Vice President George Bush, who has claimed ethics in government as his personal passion, snapped an angry "No" on Saturday when asked to comment on new disclosures in the investigation of Atty. Gen. Edwin Meese III.
At a community meeting here in this small south-central Iowa town, a citizen asked what Bush would do as President to "upgrade" his Administration in light of scandals to hit the Reagan Administration.
Meese's name was not mentioned by the citizen. But Bush apparently expected it, answering that he did not want to "judge people as guilty until they're found guilty."
The vice president noted that one Administration official, former Labor Secretary Raymond J. Donovan, was tried for larceny and fraud and acquitted. Donovan's now-famous response to the verdict was to ask where he could go to "get my good name back."

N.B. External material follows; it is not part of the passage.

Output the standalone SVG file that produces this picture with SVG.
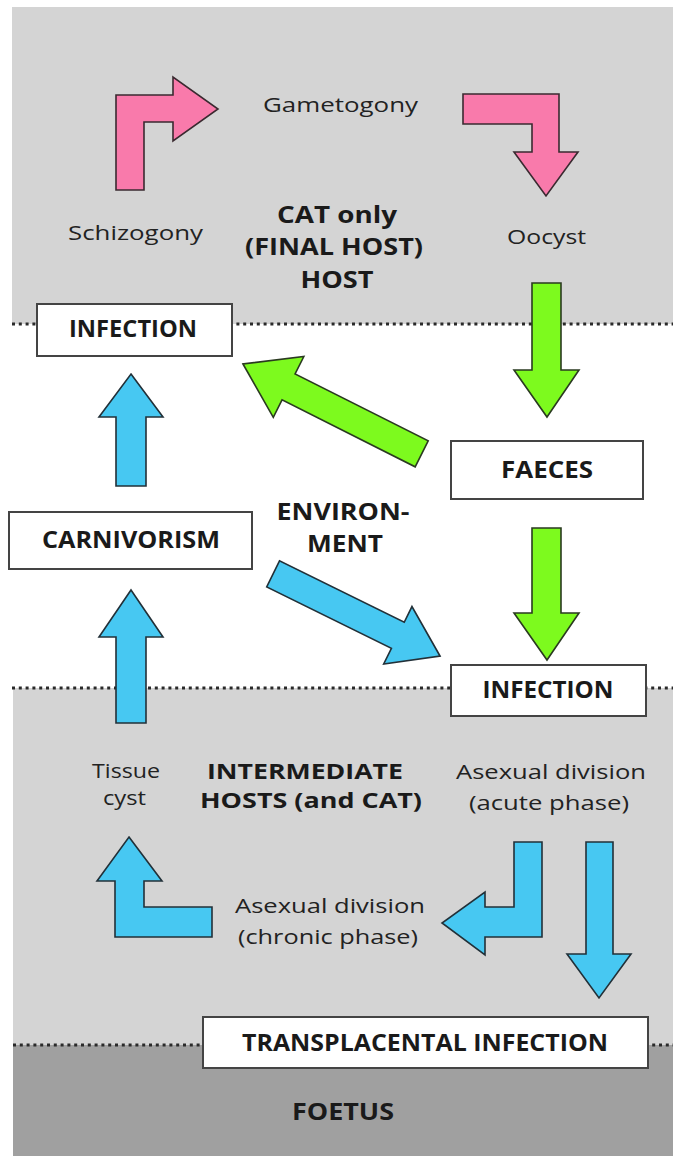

But Bush also lamented the plague of investigations of misconduct that have engulfed Washington recently.
"Look, you got to have the highest ethical standard. You've got 12 members of Congress they've investigated, some by the Ethics Committee. You've got members of the Administration under a cloud of some sort, you've got people ripping off people on Wall Street.
"I have leaned over backward in my 20 years in public life in terms of full disclosure. I don't accept honorariums. I wrote a book, didn't accept an advance for it."
After the event, a reporter asked if Bush would accept one question.
"No," Bush said. Then he relented. "What is it?"
Were his comments about ethics applicable to Meese?
"No. I'm not going to talk about it," Bush replied.
The Times disclosed last week that a special prosecutor is investigating a memo indicating that Meese was once apprised in writing of a scheme to bribe a foreign official but took no action.